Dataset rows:
——
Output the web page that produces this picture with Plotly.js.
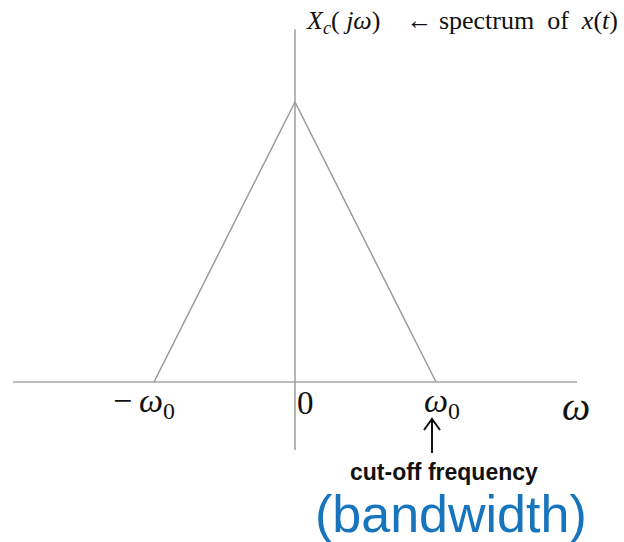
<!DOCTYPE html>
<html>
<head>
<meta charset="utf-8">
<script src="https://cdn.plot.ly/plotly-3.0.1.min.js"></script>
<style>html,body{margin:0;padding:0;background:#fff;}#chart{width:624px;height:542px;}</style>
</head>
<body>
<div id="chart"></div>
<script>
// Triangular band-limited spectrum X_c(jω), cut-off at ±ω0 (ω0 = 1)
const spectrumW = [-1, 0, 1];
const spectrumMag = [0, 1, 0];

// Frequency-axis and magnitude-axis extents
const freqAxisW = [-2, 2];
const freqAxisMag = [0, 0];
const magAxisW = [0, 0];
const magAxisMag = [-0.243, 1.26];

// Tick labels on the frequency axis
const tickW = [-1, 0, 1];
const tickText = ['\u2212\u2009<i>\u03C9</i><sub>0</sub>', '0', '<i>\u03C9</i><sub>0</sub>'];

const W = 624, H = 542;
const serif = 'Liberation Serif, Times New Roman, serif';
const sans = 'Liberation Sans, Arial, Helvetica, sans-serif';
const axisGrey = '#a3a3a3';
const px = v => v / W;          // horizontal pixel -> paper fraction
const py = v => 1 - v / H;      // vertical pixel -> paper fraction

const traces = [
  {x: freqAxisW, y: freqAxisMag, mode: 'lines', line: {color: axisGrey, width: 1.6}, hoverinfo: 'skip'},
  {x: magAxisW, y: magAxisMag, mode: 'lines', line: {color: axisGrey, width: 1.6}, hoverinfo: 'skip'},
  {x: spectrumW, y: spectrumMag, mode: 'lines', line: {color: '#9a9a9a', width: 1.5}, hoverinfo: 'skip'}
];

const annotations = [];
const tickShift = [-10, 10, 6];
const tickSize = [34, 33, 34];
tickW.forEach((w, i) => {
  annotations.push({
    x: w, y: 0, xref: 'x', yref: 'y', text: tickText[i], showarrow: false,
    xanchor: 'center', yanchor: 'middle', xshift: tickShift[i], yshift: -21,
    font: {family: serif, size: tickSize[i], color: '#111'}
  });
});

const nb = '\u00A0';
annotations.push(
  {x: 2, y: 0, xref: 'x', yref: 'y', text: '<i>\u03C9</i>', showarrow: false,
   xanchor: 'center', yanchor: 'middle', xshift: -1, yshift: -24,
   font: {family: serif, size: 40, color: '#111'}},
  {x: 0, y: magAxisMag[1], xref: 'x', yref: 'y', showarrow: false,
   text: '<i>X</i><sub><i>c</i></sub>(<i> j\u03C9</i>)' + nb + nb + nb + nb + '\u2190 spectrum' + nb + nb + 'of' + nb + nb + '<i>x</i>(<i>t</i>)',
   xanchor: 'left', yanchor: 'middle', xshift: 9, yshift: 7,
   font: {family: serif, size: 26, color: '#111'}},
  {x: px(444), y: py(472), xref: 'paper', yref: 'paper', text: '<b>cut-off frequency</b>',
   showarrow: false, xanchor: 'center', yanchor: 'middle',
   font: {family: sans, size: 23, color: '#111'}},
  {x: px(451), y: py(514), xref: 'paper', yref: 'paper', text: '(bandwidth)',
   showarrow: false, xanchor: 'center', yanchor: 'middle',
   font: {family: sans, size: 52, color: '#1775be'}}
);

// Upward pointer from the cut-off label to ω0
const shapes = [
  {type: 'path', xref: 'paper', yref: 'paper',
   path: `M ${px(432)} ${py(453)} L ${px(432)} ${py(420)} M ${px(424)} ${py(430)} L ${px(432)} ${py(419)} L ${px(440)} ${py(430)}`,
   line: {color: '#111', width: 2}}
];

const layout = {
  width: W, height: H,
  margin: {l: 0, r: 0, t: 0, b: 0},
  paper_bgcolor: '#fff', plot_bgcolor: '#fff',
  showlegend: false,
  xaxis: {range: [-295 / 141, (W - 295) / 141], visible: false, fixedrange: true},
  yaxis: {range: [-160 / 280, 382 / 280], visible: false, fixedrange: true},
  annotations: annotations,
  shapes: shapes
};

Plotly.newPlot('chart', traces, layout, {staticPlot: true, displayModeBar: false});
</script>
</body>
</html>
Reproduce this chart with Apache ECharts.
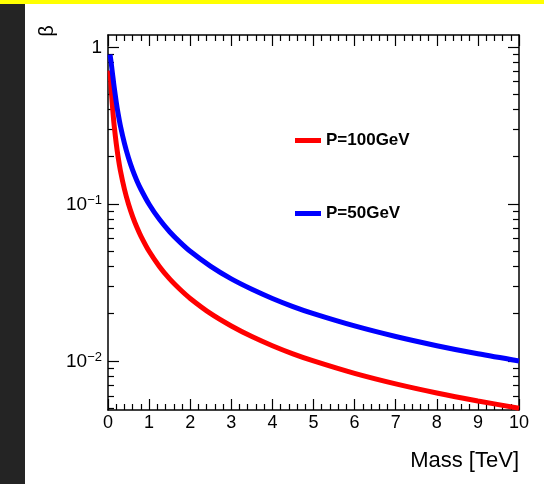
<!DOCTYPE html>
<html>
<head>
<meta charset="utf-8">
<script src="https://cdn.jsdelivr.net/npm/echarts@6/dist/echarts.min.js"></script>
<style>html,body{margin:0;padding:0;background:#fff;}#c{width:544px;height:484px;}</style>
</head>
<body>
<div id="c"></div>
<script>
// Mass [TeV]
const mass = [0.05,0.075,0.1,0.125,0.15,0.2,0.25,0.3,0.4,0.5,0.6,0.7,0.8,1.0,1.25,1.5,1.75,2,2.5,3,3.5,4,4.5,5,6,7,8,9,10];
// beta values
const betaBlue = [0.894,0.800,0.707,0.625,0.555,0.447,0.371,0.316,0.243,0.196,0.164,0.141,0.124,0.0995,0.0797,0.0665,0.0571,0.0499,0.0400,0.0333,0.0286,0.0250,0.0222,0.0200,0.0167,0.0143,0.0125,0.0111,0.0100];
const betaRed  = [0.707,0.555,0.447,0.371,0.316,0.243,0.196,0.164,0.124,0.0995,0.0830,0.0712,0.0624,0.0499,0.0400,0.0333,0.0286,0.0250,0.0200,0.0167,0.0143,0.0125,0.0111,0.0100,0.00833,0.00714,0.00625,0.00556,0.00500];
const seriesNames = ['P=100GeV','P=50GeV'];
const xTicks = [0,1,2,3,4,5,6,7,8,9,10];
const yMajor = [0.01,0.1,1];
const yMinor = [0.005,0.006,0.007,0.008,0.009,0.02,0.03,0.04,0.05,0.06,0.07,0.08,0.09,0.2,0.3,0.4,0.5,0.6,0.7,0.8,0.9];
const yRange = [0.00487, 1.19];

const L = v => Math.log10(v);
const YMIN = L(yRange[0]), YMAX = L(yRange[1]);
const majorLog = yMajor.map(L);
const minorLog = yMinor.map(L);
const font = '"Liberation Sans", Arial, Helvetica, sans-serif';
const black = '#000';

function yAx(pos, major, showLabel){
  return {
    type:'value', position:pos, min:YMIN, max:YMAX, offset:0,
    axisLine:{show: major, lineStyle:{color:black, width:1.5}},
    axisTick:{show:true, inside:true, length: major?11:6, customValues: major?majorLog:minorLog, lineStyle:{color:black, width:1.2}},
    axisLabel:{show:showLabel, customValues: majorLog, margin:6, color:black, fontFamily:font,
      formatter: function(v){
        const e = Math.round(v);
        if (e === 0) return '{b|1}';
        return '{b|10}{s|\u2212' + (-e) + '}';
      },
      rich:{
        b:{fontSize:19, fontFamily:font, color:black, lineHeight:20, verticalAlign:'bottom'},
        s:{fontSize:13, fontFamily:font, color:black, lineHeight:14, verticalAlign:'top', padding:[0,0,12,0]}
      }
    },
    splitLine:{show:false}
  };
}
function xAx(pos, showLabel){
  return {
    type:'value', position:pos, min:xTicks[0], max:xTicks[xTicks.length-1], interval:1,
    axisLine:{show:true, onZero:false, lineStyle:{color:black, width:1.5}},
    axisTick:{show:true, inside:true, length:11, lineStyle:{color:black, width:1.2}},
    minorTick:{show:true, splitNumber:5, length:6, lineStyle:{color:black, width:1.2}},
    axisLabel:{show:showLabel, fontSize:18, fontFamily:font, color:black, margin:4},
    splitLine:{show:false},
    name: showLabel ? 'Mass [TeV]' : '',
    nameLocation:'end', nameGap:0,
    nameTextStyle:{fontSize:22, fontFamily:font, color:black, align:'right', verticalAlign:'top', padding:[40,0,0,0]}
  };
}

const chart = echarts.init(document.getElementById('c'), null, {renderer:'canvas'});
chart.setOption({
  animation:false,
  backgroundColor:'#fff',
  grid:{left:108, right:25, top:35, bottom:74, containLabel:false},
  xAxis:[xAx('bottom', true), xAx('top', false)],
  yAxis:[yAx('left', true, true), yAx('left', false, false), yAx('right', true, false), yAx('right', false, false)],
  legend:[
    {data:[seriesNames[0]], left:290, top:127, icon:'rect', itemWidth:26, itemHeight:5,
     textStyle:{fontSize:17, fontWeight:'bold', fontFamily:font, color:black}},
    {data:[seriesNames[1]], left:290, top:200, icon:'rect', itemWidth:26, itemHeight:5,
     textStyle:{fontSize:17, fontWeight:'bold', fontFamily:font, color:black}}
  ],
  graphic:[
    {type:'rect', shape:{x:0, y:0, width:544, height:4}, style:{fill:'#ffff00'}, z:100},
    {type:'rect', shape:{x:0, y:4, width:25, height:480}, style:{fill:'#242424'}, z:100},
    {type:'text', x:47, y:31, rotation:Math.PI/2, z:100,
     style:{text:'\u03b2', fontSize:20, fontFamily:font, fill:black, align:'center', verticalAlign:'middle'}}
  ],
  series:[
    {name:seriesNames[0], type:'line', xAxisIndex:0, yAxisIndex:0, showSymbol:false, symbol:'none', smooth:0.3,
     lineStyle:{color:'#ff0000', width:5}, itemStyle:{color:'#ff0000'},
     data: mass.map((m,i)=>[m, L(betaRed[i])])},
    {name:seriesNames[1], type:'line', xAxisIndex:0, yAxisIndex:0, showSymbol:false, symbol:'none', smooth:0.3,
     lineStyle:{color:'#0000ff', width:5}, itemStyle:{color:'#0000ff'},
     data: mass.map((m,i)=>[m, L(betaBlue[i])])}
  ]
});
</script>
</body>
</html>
——
Prompt:
Take the records above from their first line through the line with "const magAxisMag = [-0.243, 1.26];" and set those lines down word for word, minus the pictures.

The output:
Output the web page that produces this picture with Plotly.js.
<!DOCTYPE html>
<html>
<head>
<meta charset="utf-8">
<script src="https://cdn.plot.ly/plotly-3.0.1.min.js"></script>
<style>html,body{margin:0;padding:0;background:#fff;}#chart{width:624px;height:542px;}</style>
</head>
<body>
<div id="chart"></div>
<script>
// Triangular band-limited spectrum X_c(jω), cut-off at ±ω0 (ω0 = 1)
const spectrumW = [-1, 0, 1];
const spectrumMag = [0, 1, 0];

// Frequency-axis and magnitude-axis extents
const freqAxisW = [-2, 2];
const freqAxisMag = [0, 0];
const magAxisW = [0, 0];
const magAxisMag = [-0.243, 1.26];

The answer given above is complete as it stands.